Upon seeing the damage created by the hurricane, Tommie McArthur, head golf professional/manager at Hunter Golf Club, knew he had his work cut out for him.

“At first I was shocked and overwhelmed,” McArthur said. “Our goal quickly became to get the golf course open as soon as possible.”

The job that lay ahead for the team at the Hunter Golf Club was huge.

“The first morning after Hurricane Matthew hit Savannah we had about 200 downed trees just on the golf course,”  said Lt. Col. Kenneth M. Dwyer,  garrison commander, Hunter Army Airfield. “The garrison leadership began recovery at first light, first to clear the roads into Hunter.  There were approximately 40 downed trees blocking the South Perimeter and Rio Road.”

The golf course staff immediately rented heavy equipment and with the help of many volunteers, trees were cleared from the fairways to prevent further damage. 

It was no small feat. Several volunteers helped to get the trees and debris moved off the fairways and into the tree line. Without the help of the volunteers, the course could not have gotten back to a playable condition so quickly.

A week after the hurricane hit, Hunter Golf Course was the first course in the area to re-open for play.

Almost a year later, thanks to Mother Nature providing plenty of precipitation and continuing efforts to clear the downed trees and debris, the course is in excellent condition. Some say the best condition it has been in a long time.

78-year-old Robin Christy has been playing Hunter Golf Course since the late 1950’s. Back then it was a nine-hole course. He has seen it grow to 18 holes and become one of the area’s most challenging courses.

“The course is in fantastic shape,” Christy said. “The guys here are doing a great job.”
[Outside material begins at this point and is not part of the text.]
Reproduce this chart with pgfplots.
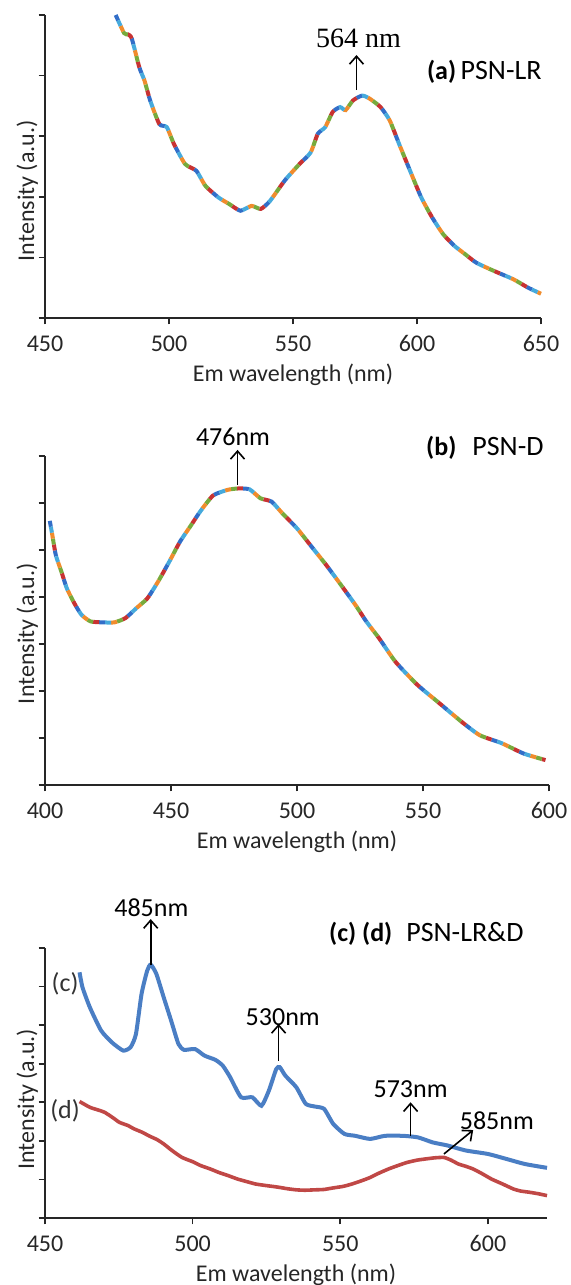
\documentclass[border=0pt]{standalone}
\usepackage{fontspec}
\setmainfont{Carlito}
\newfontfamily\serifann{Liberation Serif}
\usepackage{pgfplots}
\usepackage{pgfplotstable}
\pgfplotsset{compat=1.18}
\usetikzlibrary{arrows.meta}

\definecolor{cblue}{RGB}{74,126,196}
\definecolor{cred}{RGB}{192,72,70}
\definecolor{mR}{RGB}{200,50,50}
\definecolor{mG}{RGB}{120,170,60}
\definecolor{mB}{RGB}{50,110,200}
\definecolor{mO}{RGB}{240,140,45}
\definecolor{mC}{RGB}{70,170,220}

\pgfplotstableread{
x y
478.5 5.00
481.9 4.70
483.5 4.68
485.0 4.61
488.0 4.14
490.1 3.92
492.4 3.59
496.1 3.20
499.1 3.15
502.0 2.87
506.5 2.54
511.0 2.43
514.7 2.18
519.9 1.99
524.3 1.88
528.8 1.77
533.3 1.85
537.0 1.80
540.7 1.93
546.7 2.27
552.6 2.54
557.1 2.73
560.0 3.04
563.0 3.15
566.0 3.40
569.0 3.48
571.2 3.43
574.2 3.59
577.9 3.67
580.9 3.62
585.3 3.48
589.0 3.26
592.8 2.87
597.2 2.43
601.7 1.99
606.1 1.66
610.6 1.38
615.1 1.19
619.5 1.05
624.0 0.91
631.4 0.77
638.8 0.64
644.8 0.50
650.0 0.40
}\dataA

\pgfplotstableread{
x y
401.9 5.62
402.9 5.32
404.3 4.89
406.5 4.54
408.7 4.18
411.6 3.87
414.5 3.62
418.1 3.48
423.2 3.46
427.5 3.46
431.9 3.55
436.2 3.76
440.6 3.97
444.9 4.33
449.3 4.75
453.6 5.18
458.0 5.53
461.6 5.82
466.7 6.16
472.5 6.28
476.8 6.31
481.2 6.29
485.5 6.10
489.9 6.03
494.2 5.78
500.0 5.46
505.8 5.07
511.6 4.68
517.4 4.26
523.2 3.83
527.5 3.48
532.6 3.12
539.1 2.62
547.8 2.13
556.5 1.74
565.2 1.35
572.5 1.06
581.2 0.89
589.9 0.67
598.6 0.53
}\dataB

\pgfplotstableread{
x y
461.7 6.37
462.7 5.98
465.2 5.46
469.0 4.86
472.7 4.55
476.5 4.34
479.0 4.43
480.8 4.77
482.7 5.81
484.6 6.41
485.8 6.57
487.7 6.33
490.2 5.72
492.7 5.12
495.2 4.51
497.1 4.36
500.8 4.38
504.0 4.21
507.7 4.10
510.2 3.95
512.7 3.65
516.4 3.13
520.2 3.13
523.3 2.91
525.8 3.30
528.3 3.86
529.5 3.91
531.4 3.69
535.1 3.39
538.3 2.96
541.4 2.89
544.5 2.83
547.6 2.44
551.4 2.18
555.1 2.13
560.1 2.05
565.1 2.13
571.3 2.13
576.3 2.09
581.3 1.96
586.3 1.88
592.5 1.75
600.0 1.66
606.3 1.53
612.5 1.40
620.0 1.30
}\dataC

\pgfplotstableread{
x y
461.7 3.02
465.2 2.87
468.0 2.80
470.2 2.74
473.0 2.60
475.2 2.48
478.0 2.40
480.2 2.31
483.0 2.22
485.2 2.13
488.0 2.03
490.2 1.92
493.0 1.75
496.4 1.57
500.0 1.46
502.7 1.36
506.0 1.27
508.9 1.18
512.0 1.10
515.2 1.01
518.0 0.95
521.4 0.88
525.0 0.84
528.9 0.80
532.0 0.76
535.1 0.73
538.0 0.72
541.4 0.73
544.5 0.74
547.6 0.78
551.0 0.82
553.9 0.88
557.0 0.96
560.1 1.05
563.0 1.16
566.3 1.27
569.5 1.36
572.6 1.44
576.0 1.50
578.8 1.53
582.0 1.56
585.1 1.57
587.5 1.50
590.0 1.40
592.5 1.34
595.0 1.27
598.0 1.15
601.2 1.01
605.0 0.88
608.7 0.75
611.0 0.70
613.8 0.67
617.0 0.63
620.0 0.58
}\dataD

\pgfplotsset{
  panel/.style={
    scale only axis,
    anchor=south west,
    axis x line*=bottom,
    axis y line*=left,
    tick align=outside,
    major tick length=3.2pt,
    yticklabels={},
    axis line style={line width=0.8pt, black!85},
    every tick/.style={line width=0.8pt, black!85},
    tick label style={font=\fontsize{12}{14}\selectfont, text=black!85},
    xticklabel style={yshift=-2pt},
    label style={font=\fontsize{12}{14}\selectfont, text=black!85},
    /pgf/number format/assume math mode=true,
    /pgf/number format/1000 sep={},
    xtick distance=50,
    xlabel={Em wavelength (nm)},
    ylabel={Intensity (a.u.)},
    xlabel style={yshift=1pt},
    clip=false,
  },
  rainbow/.style={line width=2pt, smooth, tension=0.35, dash pattern=on 3pt off 12pt, dash phase=#1},
}
\tikzset{ann/.style={-{Straight Barb[length=4pt,width=7pt]}, line width=0.8pt, black},
  ttl/.style={anchor=east, inner sep=0pt}}

\begin{document}
\begin{tikzpicture}
\useasboundingbox (0,0) rectangle (285.5pt,642.5pt);

% ---------- (a)
\begin{axis}[panel, at={(22.5pt,483.5pt)}, width=248pt, height=151.5pt,
  xmin=450, xmax=650, ymin=0, ymax=5, ytick={0,...,5},
  y label style={at={(axis description cs:0,0.42)}, anchor=south},
  ylabel shift=-2pt]
\addplot[mB, rainbow=0pt] table {\dataA};
\addplot[mR, rainbow=3pt] table {\dataA};
\addplot[mG, rainbow=6pt] table {\dataA};
\addplot[mO, rainbow=9pt] table {\dataA};
\addplot[mC, rainbow=12pt] table {\dataA};
\draw[ann] (575.6,3.76) -- (575.6,4.34);
\node[font=\serifann\fontsize{14}{16}\selectfont] at (576.4,4.61) {564 nm};
\node[ttl] at (650.4,4.06) {{\fontsize{13}{15}\selectfont\bfseries (a)} {\fontsize{14}{16}\selectfont PSN-LR}};
\end{axis}

% ---------- (b)
\begin{axis}[panel, at={(22.5pt,250pt)}, width=252pt, height=164.5pt,
  xmin=400, xmax=600, ymin=0, ymax=7, ytick={0,...,7},
  y label style={at={(axis description cs:0,0.46)}, anchor=south},
  ylabel shift=-2pt]
\addplot[mB, rainbow=0pt] table {\dataB};
\addplot[mR, rainbow=3pt] table {\dataB};
\addplot[mG, rainbow=6pt] table {\dataB};
\addplot[mO, rainbow=9pt] table {\dataB};
\addplot[mC, rainbow=12pt] table {\dataB};
\draw[ann] (476.4,6.38) -- (476.4,7.13);
\node[font=\fontsize{13}{15}\selectfont] at (474.6,7.41) {476nm};
\node[ttl] at (598,7.17) {{\fontsize{13}{15}\selectfont\bfseries (b)}\hspace{8pt}{\fontsize{14}{16}\selectfont PSN-D}};
\end{axis}

% ---------- (c)(d)
\begin{axis}[panel, at={(22.5pt,33.5pt)}, width=251pt, height=135pt,
  xmin=450, xmax=620, ymin=0, ymax=7, ytick={0,...,7},
  y label style={at={(axis description cs:0,0.44)}, anchor=south},
  ylabel shift=-2pt]
\addplot[cblue, line width=2pt, smooth, tension=0.35] table {\dataC};
\addplot[cred, line width=1.8pt, smooth, tension=0.35] table {\dataD};
\draw[ann] (485.8,6.55) -- (485.8,7.75);
\node[font=\fontsize{13}{15}\selectfont] at (486,8.05) {485nm};
\draw[ann] (529.1,4.08) -- (529.1,5.03);
\node[font=\fontsize{13}{15}\selectfont] at (530.5,5.2) {530nm};
\draw[ann] (573.8,2.13) -- (573.8,3.0);
\node[font=\fontsize{13}{15}\selectfont] at (573.8,3.35) {573nm};
\draw[ann] (585.1,1.66) -- (595,2.28);
\node[font=\fontsize{13}{15}\selectfont] at (603,2.52) {585nm};
\node[font=\fontsize{13}{15}\selectfont, text=black!80] at (456.8,6.07) {(c)};
\node[font=\fontsize{13}{15}\selectfont, text=black!80] at (456.8,2.78) {(d)};
\node[ttl] at (612.2,7.36) {{\fontsize{13}{15}\selectfont\bfseries (c) (d)}\hspace{7pt}{\fontsize{14}{16}\selectfont PSN-LR\&D}};
\end{axis}
\end{tikzpicture}
\end{document}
While many trees still remain in the wood line they won’t be there forever. The garrison commander has a plan. One that will clear the debris while utilizing the downed trees.

“When funding and time allows the installation plans to harvest the downed trees to use in their "Chip-n-Haul" program.  The chipped bio mass can then be used as fuel to help power Fort Stewart,” Dwyer said.

Tom Curran said he has been playing the course regularly since 2005.

“This is the best shape this course has ever been in that I know of,” Curran said. “Tommie and the boys and all the volunteers that work out here all deserve a great big hooah.”